19.2.10

Viernes, temprano

Hay un silencio respetuoso en el tren. La gente escucha música, trabaja, come sándwiches de queso, repasa mentalmente si no se le olvidó nada para el viaje. Llegamos a la estación del aeropuerto. Salen los que llevan maletas. Y entra una avalancha de ingleses vestidos en la ropa más increíble: algunos de ellos sobre todo, uno que es una emfermera con enormes labios rojos y otro como no sé, una especie de prostituta.

Ríen a carcajadas. Se quejan de que no se puede fumar en el tren. De que los holandeses sólo venden mariguana en los coffee shops. Se burlan de los amigos que no están. Inventan rumores al respecto de ellos. Hablan mal de los homosexuales. Se burlan de todo y de todos...

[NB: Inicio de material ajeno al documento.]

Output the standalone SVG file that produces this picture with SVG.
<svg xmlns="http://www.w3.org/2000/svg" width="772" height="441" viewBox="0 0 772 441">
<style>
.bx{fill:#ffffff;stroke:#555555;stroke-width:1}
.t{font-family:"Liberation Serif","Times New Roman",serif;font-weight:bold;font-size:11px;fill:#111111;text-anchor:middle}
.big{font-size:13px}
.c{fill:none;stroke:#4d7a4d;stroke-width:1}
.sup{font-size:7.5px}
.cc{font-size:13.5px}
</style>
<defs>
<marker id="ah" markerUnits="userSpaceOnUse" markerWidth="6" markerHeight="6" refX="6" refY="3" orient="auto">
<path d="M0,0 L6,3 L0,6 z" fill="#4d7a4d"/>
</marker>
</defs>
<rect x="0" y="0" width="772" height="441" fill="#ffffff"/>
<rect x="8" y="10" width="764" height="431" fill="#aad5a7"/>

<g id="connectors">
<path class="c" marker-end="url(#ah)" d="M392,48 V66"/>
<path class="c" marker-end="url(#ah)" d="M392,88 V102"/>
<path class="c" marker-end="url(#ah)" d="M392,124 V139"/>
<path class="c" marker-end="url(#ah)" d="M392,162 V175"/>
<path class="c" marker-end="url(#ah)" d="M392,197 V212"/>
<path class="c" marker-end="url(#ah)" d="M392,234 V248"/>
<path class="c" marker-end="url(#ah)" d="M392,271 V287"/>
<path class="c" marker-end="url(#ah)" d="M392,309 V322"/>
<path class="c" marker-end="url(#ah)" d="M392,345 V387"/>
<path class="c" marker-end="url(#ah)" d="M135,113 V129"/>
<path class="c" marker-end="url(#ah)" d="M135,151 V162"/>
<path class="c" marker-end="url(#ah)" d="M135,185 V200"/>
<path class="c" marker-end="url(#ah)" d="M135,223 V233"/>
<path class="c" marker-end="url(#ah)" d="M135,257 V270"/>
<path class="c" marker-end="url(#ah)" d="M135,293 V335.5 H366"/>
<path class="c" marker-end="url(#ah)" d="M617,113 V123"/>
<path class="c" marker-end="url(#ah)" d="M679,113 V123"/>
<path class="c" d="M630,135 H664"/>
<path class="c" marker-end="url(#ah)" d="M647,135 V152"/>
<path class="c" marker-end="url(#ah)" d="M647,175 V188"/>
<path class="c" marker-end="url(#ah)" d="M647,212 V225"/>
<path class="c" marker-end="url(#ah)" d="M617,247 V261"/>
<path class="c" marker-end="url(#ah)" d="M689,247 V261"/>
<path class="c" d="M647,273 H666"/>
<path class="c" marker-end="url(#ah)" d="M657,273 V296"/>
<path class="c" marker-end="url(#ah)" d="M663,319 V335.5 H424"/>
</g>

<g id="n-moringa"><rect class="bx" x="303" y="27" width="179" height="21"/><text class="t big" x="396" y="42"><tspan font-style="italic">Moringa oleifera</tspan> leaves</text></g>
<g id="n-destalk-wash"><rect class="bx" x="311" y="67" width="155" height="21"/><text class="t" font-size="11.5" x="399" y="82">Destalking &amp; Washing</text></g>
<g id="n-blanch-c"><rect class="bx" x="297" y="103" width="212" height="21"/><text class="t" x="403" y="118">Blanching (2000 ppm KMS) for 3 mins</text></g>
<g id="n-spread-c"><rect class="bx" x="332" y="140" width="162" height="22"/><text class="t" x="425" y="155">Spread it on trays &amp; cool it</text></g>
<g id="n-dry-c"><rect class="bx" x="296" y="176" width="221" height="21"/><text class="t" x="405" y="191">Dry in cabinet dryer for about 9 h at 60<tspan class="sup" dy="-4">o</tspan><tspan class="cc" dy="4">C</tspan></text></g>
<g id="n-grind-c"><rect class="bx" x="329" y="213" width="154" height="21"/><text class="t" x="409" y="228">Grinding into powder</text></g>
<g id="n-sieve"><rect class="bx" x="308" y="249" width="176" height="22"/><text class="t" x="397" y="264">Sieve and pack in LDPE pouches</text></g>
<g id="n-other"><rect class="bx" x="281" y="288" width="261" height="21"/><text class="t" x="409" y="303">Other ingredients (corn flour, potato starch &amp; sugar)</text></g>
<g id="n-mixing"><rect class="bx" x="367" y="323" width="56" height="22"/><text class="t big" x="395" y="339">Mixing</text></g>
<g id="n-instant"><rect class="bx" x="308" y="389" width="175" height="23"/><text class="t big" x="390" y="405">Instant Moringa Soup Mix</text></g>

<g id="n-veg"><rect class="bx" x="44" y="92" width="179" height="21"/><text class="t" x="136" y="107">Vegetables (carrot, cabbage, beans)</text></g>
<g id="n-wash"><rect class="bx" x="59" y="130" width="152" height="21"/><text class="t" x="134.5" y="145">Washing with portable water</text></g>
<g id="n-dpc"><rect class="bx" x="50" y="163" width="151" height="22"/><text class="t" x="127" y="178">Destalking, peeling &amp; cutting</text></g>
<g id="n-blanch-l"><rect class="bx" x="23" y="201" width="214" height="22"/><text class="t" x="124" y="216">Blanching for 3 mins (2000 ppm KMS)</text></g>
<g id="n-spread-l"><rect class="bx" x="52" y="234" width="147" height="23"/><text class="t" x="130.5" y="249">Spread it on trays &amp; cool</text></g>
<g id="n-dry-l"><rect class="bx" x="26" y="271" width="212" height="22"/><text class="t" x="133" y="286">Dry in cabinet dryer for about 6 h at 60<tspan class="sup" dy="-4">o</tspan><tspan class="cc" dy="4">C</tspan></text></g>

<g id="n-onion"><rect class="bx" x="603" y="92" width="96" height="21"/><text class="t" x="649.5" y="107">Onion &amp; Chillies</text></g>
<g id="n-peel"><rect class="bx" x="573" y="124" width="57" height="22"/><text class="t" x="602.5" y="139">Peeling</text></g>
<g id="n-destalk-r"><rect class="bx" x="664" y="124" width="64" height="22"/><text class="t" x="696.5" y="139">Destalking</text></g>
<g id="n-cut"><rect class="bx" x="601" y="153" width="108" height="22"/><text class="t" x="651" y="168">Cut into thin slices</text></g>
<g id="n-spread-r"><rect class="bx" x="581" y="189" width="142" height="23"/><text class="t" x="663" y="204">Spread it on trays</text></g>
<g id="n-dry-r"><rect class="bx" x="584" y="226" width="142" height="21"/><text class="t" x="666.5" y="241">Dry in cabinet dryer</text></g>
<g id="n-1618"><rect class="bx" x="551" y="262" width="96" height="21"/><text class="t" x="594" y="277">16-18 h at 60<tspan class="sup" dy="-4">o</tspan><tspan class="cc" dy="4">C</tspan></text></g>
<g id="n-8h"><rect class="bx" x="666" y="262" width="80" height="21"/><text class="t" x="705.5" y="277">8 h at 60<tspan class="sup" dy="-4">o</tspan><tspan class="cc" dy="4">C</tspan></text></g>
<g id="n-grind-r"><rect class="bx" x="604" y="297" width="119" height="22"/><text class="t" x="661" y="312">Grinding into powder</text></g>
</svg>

A veces no sé si no les importa o si no se dan cuenta que el hecho de que estén en el extranjero no les permite gritar como guacamayas de cualquier tema, como si la gente a su alrededor no los entendieran. Porque, además de ser groseros con el volumen, sí les entendemos. El hecho de que una gran parte del mundo tengamos como segunda lengua el inglés (por haberlo estudiado toda la vida, en búsqueda de un esperanto lejano) les impide la relativa intimidad que da hablar otra lengua.

En fin, que llegamos al centro de Ámsterdam sin mayores incidentes. Pero con ellos hablando a gritos sobre el súper fin de semana que les esperaba.

La verdad es que los odié un poquito.